- **TASK**
Select lines where the word "React" appears.

- **INPUT MATERIAL**
********************
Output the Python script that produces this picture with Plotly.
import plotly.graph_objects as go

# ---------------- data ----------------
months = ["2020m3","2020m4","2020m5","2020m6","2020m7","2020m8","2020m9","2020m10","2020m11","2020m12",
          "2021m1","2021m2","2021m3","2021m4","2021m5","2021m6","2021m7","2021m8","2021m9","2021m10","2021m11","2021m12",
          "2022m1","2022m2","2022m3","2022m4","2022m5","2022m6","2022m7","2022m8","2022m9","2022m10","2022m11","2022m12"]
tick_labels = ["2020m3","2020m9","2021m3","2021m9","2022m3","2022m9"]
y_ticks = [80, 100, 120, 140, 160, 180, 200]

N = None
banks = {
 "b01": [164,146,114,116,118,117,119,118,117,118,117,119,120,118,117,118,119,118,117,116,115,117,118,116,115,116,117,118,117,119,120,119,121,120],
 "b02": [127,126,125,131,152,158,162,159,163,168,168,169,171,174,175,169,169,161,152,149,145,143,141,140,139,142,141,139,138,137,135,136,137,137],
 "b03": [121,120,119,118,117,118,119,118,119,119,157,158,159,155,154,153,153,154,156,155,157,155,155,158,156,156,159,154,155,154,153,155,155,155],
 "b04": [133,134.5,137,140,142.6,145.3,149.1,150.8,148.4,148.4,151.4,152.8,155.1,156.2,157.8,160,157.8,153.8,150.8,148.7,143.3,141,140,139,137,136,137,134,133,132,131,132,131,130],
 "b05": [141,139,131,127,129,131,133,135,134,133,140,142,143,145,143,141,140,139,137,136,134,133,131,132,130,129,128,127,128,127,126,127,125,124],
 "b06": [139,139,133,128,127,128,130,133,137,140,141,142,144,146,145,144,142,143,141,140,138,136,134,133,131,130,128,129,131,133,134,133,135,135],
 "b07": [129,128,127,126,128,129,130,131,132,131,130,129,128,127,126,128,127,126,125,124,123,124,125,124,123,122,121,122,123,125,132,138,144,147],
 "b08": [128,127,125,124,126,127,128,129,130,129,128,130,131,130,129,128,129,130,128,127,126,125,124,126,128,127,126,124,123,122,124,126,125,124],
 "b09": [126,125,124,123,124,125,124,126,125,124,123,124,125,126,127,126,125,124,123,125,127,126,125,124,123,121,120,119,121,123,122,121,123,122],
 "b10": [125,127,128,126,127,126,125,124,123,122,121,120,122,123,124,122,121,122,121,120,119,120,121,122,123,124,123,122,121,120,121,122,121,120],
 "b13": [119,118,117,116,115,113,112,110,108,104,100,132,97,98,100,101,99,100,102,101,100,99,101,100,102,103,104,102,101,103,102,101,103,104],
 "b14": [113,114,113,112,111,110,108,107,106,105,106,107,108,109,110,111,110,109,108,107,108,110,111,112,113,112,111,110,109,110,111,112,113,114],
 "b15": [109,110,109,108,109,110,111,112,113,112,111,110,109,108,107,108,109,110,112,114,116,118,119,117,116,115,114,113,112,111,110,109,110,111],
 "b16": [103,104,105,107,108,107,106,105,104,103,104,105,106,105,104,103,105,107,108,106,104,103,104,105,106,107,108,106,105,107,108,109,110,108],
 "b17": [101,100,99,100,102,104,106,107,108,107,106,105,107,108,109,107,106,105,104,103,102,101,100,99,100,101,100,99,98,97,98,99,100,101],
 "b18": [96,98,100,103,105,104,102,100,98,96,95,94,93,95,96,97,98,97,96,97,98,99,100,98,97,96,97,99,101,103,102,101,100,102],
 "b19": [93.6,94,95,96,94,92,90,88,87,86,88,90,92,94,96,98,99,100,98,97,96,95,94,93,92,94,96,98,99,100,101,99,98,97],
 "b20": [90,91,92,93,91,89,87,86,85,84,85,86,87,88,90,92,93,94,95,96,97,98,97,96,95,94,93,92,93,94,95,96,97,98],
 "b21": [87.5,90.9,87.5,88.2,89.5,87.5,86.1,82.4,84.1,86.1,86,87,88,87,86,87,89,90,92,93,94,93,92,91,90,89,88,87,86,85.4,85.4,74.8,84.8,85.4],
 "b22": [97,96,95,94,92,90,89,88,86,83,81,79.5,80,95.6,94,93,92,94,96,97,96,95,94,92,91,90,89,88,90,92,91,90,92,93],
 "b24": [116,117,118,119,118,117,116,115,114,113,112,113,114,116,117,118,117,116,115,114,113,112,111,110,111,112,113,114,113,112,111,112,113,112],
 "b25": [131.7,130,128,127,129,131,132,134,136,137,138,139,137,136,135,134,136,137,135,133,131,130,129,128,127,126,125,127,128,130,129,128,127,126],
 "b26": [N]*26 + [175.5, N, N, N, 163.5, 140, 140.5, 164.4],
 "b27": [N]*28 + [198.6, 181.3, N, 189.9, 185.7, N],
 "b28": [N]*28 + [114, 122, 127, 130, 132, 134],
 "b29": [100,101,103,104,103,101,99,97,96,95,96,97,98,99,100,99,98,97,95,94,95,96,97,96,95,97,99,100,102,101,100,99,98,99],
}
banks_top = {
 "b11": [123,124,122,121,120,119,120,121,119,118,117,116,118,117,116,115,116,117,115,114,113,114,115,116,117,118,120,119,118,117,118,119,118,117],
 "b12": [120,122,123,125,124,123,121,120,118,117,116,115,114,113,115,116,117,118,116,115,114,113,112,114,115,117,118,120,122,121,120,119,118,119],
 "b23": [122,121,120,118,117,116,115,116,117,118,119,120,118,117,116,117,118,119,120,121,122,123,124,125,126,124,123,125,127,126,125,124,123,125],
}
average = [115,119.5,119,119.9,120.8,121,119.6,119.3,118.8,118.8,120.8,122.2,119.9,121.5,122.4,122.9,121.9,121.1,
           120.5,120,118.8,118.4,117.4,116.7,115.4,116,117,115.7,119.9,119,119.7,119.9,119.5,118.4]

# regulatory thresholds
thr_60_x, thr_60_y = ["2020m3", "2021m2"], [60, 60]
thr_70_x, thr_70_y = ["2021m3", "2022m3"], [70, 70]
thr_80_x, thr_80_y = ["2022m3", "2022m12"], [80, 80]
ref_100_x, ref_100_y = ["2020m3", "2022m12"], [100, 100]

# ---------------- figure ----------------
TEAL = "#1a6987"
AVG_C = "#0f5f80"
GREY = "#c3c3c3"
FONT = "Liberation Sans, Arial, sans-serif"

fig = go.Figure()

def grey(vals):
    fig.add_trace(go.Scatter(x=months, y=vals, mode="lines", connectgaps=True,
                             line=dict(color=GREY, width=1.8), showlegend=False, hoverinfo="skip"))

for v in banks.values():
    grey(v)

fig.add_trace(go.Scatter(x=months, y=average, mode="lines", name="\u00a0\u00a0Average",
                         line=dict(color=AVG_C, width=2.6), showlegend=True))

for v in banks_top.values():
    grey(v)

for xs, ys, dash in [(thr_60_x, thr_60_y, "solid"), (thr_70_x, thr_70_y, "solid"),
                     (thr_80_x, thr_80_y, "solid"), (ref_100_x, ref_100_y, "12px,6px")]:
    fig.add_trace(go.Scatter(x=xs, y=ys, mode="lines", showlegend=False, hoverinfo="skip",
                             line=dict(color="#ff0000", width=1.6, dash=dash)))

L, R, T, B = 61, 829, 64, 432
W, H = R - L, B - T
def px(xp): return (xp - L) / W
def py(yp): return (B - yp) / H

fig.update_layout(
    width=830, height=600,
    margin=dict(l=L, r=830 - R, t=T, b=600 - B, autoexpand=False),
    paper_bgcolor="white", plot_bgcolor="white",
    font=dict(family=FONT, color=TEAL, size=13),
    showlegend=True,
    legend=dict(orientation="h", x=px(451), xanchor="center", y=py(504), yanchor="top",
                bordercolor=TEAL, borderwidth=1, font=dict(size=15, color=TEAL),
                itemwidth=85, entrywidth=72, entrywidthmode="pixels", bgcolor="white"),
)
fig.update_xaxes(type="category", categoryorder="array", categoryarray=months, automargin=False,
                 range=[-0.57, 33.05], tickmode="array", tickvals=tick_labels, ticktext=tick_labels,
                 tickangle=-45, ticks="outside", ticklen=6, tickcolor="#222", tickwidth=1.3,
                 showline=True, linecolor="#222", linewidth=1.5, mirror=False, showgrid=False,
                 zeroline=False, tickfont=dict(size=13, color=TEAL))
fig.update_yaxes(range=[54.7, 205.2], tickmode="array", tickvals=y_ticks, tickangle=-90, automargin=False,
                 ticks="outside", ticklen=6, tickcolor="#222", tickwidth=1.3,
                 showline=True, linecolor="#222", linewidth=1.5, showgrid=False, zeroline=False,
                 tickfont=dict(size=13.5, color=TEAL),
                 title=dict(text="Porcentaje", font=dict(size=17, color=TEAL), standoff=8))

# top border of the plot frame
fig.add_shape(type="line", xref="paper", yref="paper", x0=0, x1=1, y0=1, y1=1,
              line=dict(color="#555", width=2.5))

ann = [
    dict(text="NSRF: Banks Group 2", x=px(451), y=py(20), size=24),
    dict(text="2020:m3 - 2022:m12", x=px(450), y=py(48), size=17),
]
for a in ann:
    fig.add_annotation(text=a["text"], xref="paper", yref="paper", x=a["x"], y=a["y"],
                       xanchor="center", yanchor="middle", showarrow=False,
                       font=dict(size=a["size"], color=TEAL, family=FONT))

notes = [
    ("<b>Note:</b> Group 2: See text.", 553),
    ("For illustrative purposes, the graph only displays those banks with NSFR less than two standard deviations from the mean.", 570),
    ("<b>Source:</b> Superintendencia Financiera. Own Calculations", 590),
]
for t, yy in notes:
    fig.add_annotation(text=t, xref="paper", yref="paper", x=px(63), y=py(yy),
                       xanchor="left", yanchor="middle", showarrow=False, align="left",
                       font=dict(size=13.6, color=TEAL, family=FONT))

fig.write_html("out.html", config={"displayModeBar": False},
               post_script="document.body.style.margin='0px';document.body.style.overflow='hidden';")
********************
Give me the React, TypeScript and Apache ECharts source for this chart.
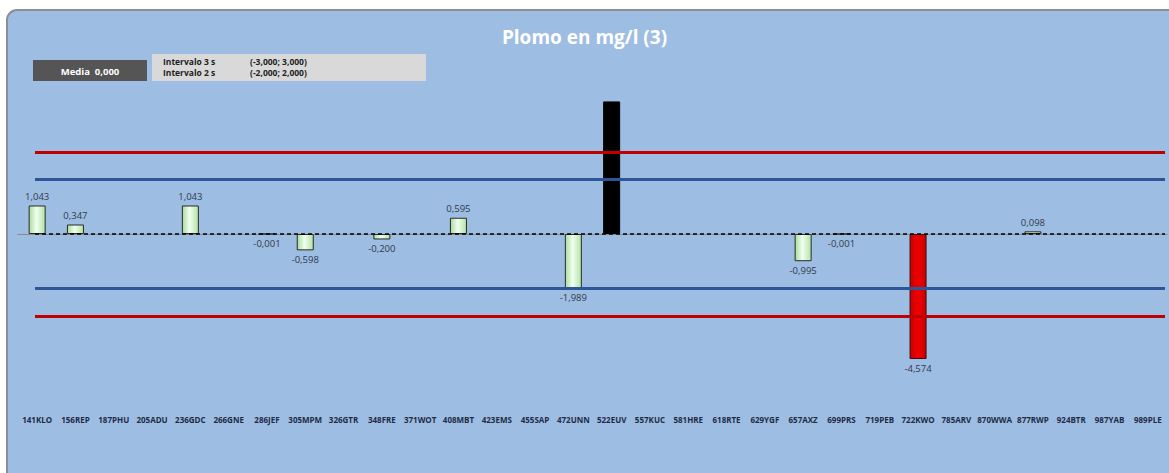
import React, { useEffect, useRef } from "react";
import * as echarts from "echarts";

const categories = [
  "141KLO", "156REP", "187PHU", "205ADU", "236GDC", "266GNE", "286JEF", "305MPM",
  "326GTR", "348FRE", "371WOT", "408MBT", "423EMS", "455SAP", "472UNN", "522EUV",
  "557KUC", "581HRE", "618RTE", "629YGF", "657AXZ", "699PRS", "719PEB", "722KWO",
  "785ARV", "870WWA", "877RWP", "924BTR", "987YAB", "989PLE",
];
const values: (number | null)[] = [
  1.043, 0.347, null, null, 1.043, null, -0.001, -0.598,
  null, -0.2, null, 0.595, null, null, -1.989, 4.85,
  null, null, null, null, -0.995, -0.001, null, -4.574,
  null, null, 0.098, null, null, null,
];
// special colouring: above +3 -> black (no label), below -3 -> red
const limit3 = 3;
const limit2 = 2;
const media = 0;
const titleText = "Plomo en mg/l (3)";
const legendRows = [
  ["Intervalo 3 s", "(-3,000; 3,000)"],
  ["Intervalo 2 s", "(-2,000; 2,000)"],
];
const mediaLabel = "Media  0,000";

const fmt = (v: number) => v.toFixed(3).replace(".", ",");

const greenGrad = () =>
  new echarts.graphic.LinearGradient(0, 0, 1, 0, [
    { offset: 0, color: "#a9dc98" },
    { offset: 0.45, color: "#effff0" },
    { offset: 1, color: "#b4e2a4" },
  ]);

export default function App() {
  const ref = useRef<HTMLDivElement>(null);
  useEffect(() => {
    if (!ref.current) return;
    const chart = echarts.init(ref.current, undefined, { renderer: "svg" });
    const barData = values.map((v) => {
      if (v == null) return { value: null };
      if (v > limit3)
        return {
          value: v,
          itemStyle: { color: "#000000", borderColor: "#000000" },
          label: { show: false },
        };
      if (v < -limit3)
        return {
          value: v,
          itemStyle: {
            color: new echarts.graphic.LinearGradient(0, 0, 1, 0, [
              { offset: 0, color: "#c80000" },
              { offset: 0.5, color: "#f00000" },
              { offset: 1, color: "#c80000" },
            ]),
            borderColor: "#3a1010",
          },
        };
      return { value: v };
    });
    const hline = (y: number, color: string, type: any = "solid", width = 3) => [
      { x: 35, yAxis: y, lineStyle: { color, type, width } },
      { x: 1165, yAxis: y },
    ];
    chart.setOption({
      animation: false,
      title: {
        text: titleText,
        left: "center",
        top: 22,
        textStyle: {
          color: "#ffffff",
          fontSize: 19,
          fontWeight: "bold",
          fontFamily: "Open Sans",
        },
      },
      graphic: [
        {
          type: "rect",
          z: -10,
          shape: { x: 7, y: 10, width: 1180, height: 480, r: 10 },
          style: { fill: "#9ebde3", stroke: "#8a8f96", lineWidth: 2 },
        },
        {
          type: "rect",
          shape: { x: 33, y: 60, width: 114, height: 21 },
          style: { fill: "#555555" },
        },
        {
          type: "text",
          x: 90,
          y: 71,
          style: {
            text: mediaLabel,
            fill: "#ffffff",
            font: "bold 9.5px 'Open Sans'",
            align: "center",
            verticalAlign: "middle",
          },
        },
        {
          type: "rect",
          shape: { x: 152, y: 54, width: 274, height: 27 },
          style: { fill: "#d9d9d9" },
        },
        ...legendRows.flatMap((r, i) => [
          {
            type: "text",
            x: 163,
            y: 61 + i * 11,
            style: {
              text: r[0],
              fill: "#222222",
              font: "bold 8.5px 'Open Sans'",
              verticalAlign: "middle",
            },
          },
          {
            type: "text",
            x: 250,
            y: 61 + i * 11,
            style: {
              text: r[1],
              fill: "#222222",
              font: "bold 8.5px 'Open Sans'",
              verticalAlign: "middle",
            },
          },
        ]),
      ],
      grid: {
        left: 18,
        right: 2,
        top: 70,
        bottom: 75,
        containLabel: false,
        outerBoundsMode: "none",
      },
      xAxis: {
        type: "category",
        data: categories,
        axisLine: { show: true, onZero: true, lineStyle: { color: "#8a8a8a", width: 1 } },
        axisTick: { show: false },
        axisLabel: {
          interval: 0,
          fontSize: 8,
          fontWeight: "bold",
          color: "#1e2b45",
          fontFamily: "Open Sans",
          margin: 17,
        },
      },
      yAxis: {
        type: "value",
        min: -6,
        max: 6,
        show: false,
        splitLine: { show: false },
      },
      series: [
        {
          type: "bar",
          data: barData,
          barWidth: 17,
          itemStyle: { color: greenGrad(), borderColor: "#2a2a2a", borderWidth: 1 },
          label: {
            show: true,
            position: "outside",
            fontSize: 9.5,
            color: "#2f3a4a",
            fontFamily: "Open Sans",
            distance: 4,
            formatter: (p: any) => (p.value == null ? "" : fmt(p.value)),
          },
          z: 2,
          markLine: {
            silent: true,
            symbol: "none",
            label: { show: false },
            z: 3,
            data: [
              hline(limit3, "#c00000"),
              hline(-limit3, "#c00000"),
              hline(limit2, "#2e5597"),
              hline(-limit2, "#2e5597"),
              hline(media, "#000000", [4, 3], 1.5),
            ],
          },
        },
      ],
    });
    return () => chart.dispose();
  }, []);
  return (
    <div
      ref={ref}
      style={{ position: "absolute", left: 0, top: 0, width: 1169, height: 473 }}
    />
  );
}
********************
- **WRITTEN ANSWER**
Give me the React, TypeScript and Apache ECharts source for this chart.
import React, { useEffect, useRef } from "react";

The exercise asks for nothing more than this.